Tras el golpe que supuso este reportaje, Martínez-Barbeito empezó a reunir toda la documentación que tenía sobre su caso y redactó un informe que llevaba por título ‘Cómo y por qué estuve en la casa de Juan Ramón Jiménez, en Madrid, en abril de 1939’. En esas páginas, dignas de un alegato judicial (él se había formado en derecho de ahí la literalidad del título, imaginamos), dejaba clara su inocencia y lavaba su imagen, pero no llegó a publicarlas en vida. Ahora, un libro editado por el Instituto de Estudios Coruñeses José Cornide, recupera ese texto y limpia, así, la figura de un hombre torturado por su legado.
«Carlos era un hombre de honor y esta polémica tardía, cuando ya había explicado su comportamiento al propio Juan Ramón Jiménez y a sus albaceas en España, recibiendo su comprensión y agradecimiento, la sufrió con gran contrariedad, de la que fueron testigos sus amigos y conocidos», cuenta a ABC Luís Pérez Rodríguez , autor del estudio incluido en este volumen, que ha comprobado la veracidad de la versión de Martínez-Barbeito.
Hay un detalle mínimo, más allá de la carta citada (hay muchas pruebas más), que da buena muestra de la falta de maldad de su supuesto ‘asalto’ a la casa del poeta: le entregó una tarjeta de visita a la mujer de servicio, para que pudiera contactar con él. ¿Haría algo así si fuera un ladrón?
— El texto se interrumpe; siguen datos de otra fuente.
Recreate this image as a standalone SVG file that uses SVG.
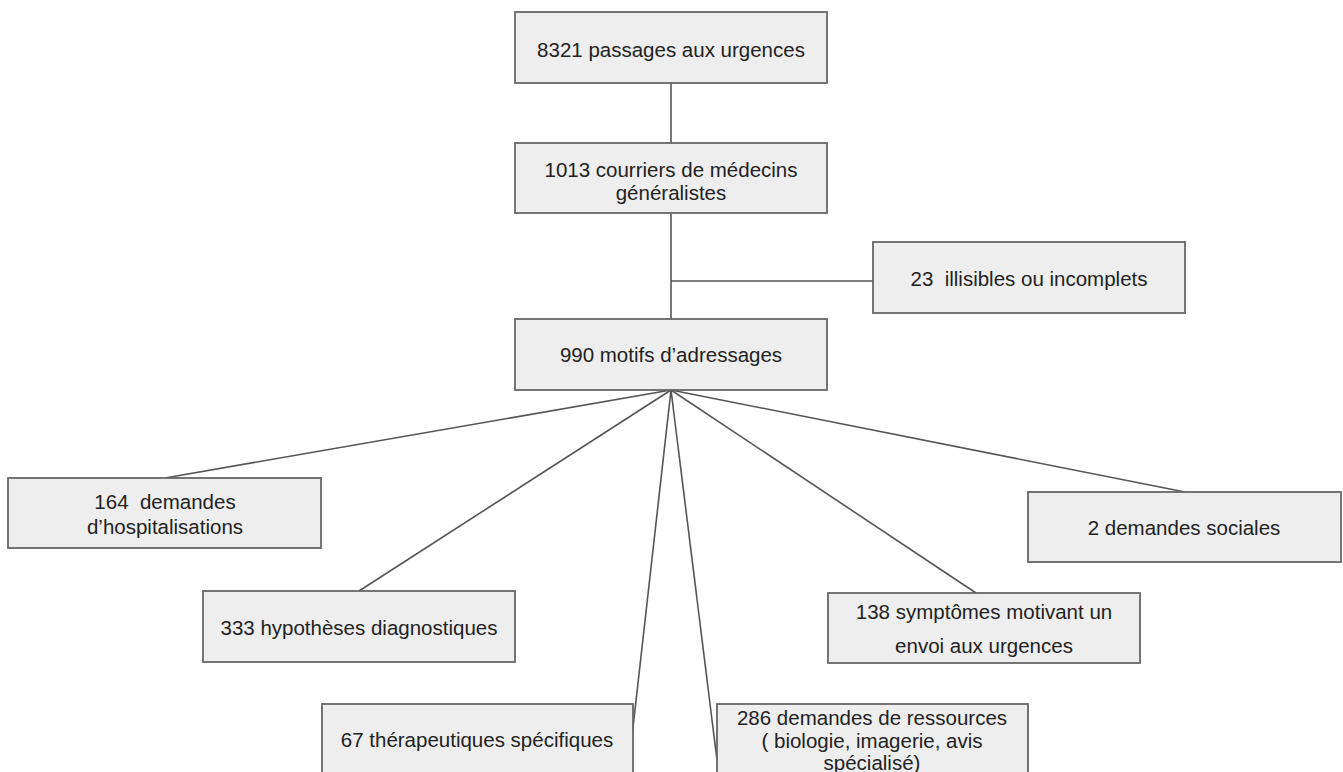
<svg xmlns="http://www.w3.org/2000/svg" width="1343" height="772" viewBox="0 0 1343 772">
<style>
.box{fill:#eeeeee;stroke:#666666;stroke-width:1.8}
.lbl{font-family:"Liberation Sans",Arial,sans-serif;font-size:20.5px;fill:#222222;text-anchor:middle;white-space:pre}
.con{stroke:#555555;stroke-width:1.6;fill:none}
</style>
<rect width="1343" height="772" fill="#ffffff"/>
<g id="connectors">
<line class="con" x1="671" y1="83" x2="671" y2="143"/>
<line class="con" x1="671" y1="213" x2="671" y2="319"/>
<line class="con" x1="671" y1="281" x2="873" y2="281"/>
<line class="con" x1="671" y1="390" x2="165" y2="478"/>
<line class="con" x1="671" y1="390" x2="359" y2="591"/>
<line class="con" x1="671" y1="390" x2="628" y2="772"/>
<line class="con" x1="671" y1="390" x2="717" y2="760"/>
<line class="con" x1="671" y1="390" x2="976" y2="593"/>
<line class="con" x1="671" y1="390" x2="1185" y2="492"/>
</g>
<g id="n1"><rect class="box" x="515" y="12" width="312" height="71"/><text class="lbl" x="671" y="57">8321 passages aux urgences</text></g>
<g id="n2"><rect class="box" x="515" y="143" width="312" height="70"/><text class="lbl" x="671" y="177">1013 courriers de médecins</text><text class="lbl" x="671" y="200">généralistes</text></g>
<g id="n3"><rect class="box" x="873" y="242" width="312" height="71"/><text class="lbl" x="1029" y="286">23  illisibles ou incomplets</text></g>
<g id="n4"><rect class="box" x="515" y="319" width="312" height="71"/><text class="lbl" x="671" y="362">990 motifs d’adressages</text></g>
<g id="n5"><rect class="box" x="8" y="478" width="313" height="70"/><text class="lbl" x="165" y="509">164  demandes</text><text class="lbl" x="165" y="534">d’hospitalisations</text></g>
<g id="n6"><rect class="box" x="1028" y="492" width="313" height="70"/><text class="lbl" x="1184" y="535">2 demandes sociales</text></g>
<g id="n7"><rect class="box" x="203" y="591" width="312" height="71"/><text class="lbl" x="359" y="635">333 hypothèses diagnostiques</text></g>
<g id="n8"><rect class="box" x="828" y="593" width="312" height="70"/><text class="lbl" x="984" y="619">138 symptômes motivant un</text><text class="lbl" x="984" y="653">envoi aux urgences</text></g>
<g id="n9"><rect class="box" x="322" y="704" width="311" height="80"/><text class="lbl" x="477" y="747">67 thérapeutiques spécifiques</text></g>
<g id="n10"><rect class="box" x="717" y="704" width="311" height="80"/><text class="lbl" x="872" y="725">286 demandes de ressources</text><text class="lbl" x="872" y="748">( biologie, imagerie, avis</text><text class="lbl" x="872" y="770">spécialisé)</text></g>
</svg>
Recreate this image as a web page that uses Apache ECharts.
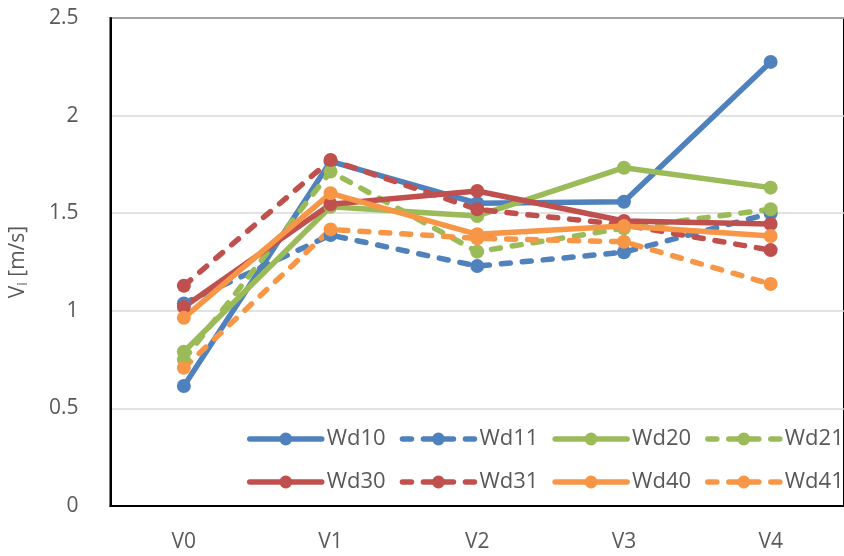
<!DOCTYPE html>
<html>
<head>
<meta charset="utf-8">
<script src="https://cdn.jsdelivr.net/npm/echarts@6/dist/echarts.min.js"></script>
<style>
  html, body { margin: 0; padding: 0; background: #fff; }
  #lineChart { width: 844px; height: 556px; }
</style>
</head>
<body>
<div id="lineChart"></div>
<script>
// categories + values
const categories = ['V0', 'V1', 'V2', 'V3', 'V4']
const wd10 = [0.615, 1.765, 1.551, 1.559, 2.275]
const wd11 = [1.038, 1.388, 1.229, 1.300, 1.500]
const wd20 = [0.790, 1.533, 1.486, 1.733, 1.631]
const wd21 = [0.750, 1.713, 1.303, 1.423, 1.520]
const wd30 = [1.020, 1.546, 1.614, 1.460, 1.445]
const wd31 = [1.128, 1.773, 1.520, 1.440, 1.311]
const wd40 = [0.964, 1.602, 1.392, 1.434, 1.383]
const wd41 = [0.708, 1.417, 1.371, 1.354, 1.137]

const blue = '#4F81BD'
const red = '#C0504D'
const green = '#9BBB59'
const orange = '#F79646'
const textColor = '#595959'
const fontFamily = '"Open Sans", sans-serif'

function makeSeries(name, data, color, dashed) {
  return {
    name: name,
    type: 'line',
    data: data,
    symbol: 'circle',
    symbolSize: 14,
    itemStyle: { color: color },
    lineStyle: {
      color: color,
      width: 5.5,
      type: dashed ? [9, 12] : 'solid',
      cap: 'round'
    },
    emphasis: { disabled: true },
    animation: false
  }
}

function makeLegend(names, top) {
  return {
    data: names,
    orient: 'horizontal',
    left: 242,
    top: top,
    width: 620,
    itemWidth: 72,
    itemHeight: 16,
    itemGap: 14,
    lineStyle: { width: 'inherit' },
    textStyle: { color: textColor, fontSize: 22, fontFamily: fontFamily },
    selectedMode: false
  }
}

var myChart = echarts.init(document.getElementById('lineChart'))

const option = {
  backgroundColor: '#fff',
  textStyle: { fontFamily: fontFamily },
  grid: {
    left: 103,
    right: -4,
    top: 18,
    bottom: 50,
    show: true,
    borderColor: '#000',
    borderWidth: 2
  },
  legend: [
    makeLegend(['Wd10', 'Wd11', 'Wd20', 'Wd21'], 423),
    makeLegend(['Wd30', 'Wd31', 'Wd40', 'Wd41'], 466)
  ],
  xAxis: {
    type: 'category',
    data: categories,
    boundaryGap: true,
    axisLine: { lineStyle: { color: '#000', width: 2 } },
    axisTick: { show: false },
    axisLabel: { color: textColor, fontSize: 21, margin: 26, fontFamily: fontFamily }
  },
  yAxis: {
    type: 'value',
    min: 0,
    max: 2.5,
    interval: 0.5,
    name: '{a|V}{b|i}{a| [m/s]}',
    nameLocation: 'middle',
    nameGap: 80,
    nameTextStyle: {
      rich: {
        a: { color: textColor, fontSize: 21, fontFamily: fontFamily },
        b: { color: textColor, fontSize: 14, fontFamily: fontFamily, padding: [10, 0, 0, 0] }
      }
    },
    axisLine: { show: true, lineStyle: { color: '#000', width: 2 } },
    axisTick: { show: false },
    axisLabel: { color: textColor, fontSize: 21, margin: 32, fontFamily: fontFamily },
    splitLine: { lineStyle: { color: '#D9D9D9', width: 1.5 } }
  },
  series: [
    makeSeries('Wd10', wd10, blue, false),
    makeSeries('Wd11', wd11, blue, true),
    makeSeries('Wd20', wd20, green, false),
    makeSeries('Wd21', wd21, green, true),
    makeSeries('Wd30', wd30, red, false),
    makeSeries('Wd31', wd31, red, true),
    makeSeries('Wd40', wd40, orange, false),
    makeSeries('Wd41', wd41, orange, true)
  ]
}

myChart.setOption(option)
</script>
</body>
</html>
Tampoco había codicia alguna, porque de allí apenas se llevó unas cosas «que sólo importaban a Juan Ramón», y que «ni siquiera tenían valor económico».
En el fondo, sí, lo que hizo fue inexplicable: jugársela por un ídolo más bien lejano. «Mi empresa era, o podía parecer, descabellada . Sólo se explica gracias al entusiasmo juvenil, al intenso sentido de la amistad y de las personales devociones, a la generosidad y al espíritu caballeresco de quien iba a llevarla a cabo con una gallardía difícil de comprender y que no todos han comprendido, aunque sí la comprendieron los que pueden importarme», dice a la mitad del informe.
«Carlos no sólo creía que no fue un error ir ese día a la casa de Juan Ramón Jiménez, sino que l o haría otra vez , si las circunstancia fuesen las mismas, como así repetía. Era joven y con el valor de los años de la juventud se expuso a un riesgo grave, de conocerse sus últimas intenciones», remata Pérez Rodríguez.